After 24 years together, Pat Dwyer and Stephen Mosher decided it was about time they get married. It was 2010 and same-sex marriage was not yet legal in New York State, where they live, so they decided to pack up and drive or fly to the states that would allow them to legally wed. All of them.
From Vermont to New Hampshire, Iowa, Massachusetts, California and Washington DC, the couple hosted low-key, intimate ceremonies and captured it all on film as part of Married & Counting. The documentary, narrated by George Takei, premieres August 11 at the Rhode Island International Film Festival. “For any gay couple to get married at this point in our history makes a statement, but what they are doing…there’s something aggressively joyful about it,” says Vince, the officiant of the New Hampshire wedding, in the film. “They’re saying to the world, very loudly, our happiness is not a threat to you, but we are here and we should be counted.”

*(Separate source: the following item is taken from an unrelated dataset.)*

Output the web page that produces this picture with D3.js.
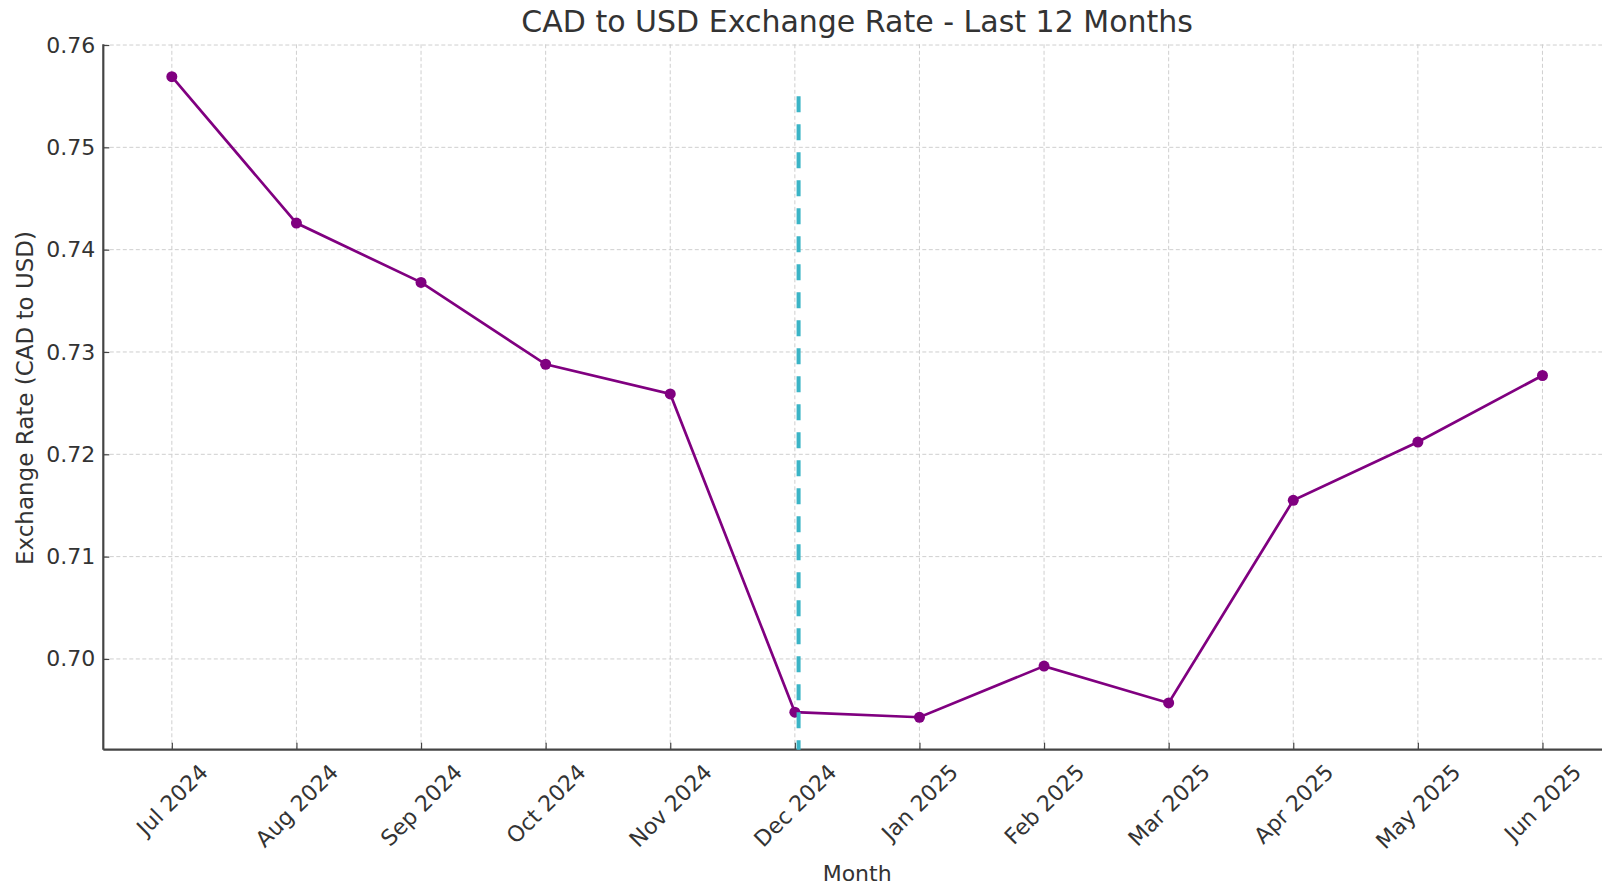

The idea for the film came when Stephan and Pat, who met at college in Texas in 1985, started thinking about how they would celebrate being in a committed relationship for 25 years. But unlike straight couples, they could not marry in one state and have that one wedding render them legally married in all 50 states, so they decided they would marry in every state that they could. The plan was to culminate the wedding tour by marrying on the steps of the Supreme Court in Washington DC on the 25th anniversary of their coupledom on April 26, 2011.
They did just that, but the New York State Legislature threw them an alternate ending when it voted to legalize same-sex marriage on July 24, 2011. One of the most touching moments in the film comes when Stephen and Pat sit, holding hands, on the couch watching the vote, waiting for the legislators to decide their fate. “Our world changed like that,” Stephen says of the vote in the film.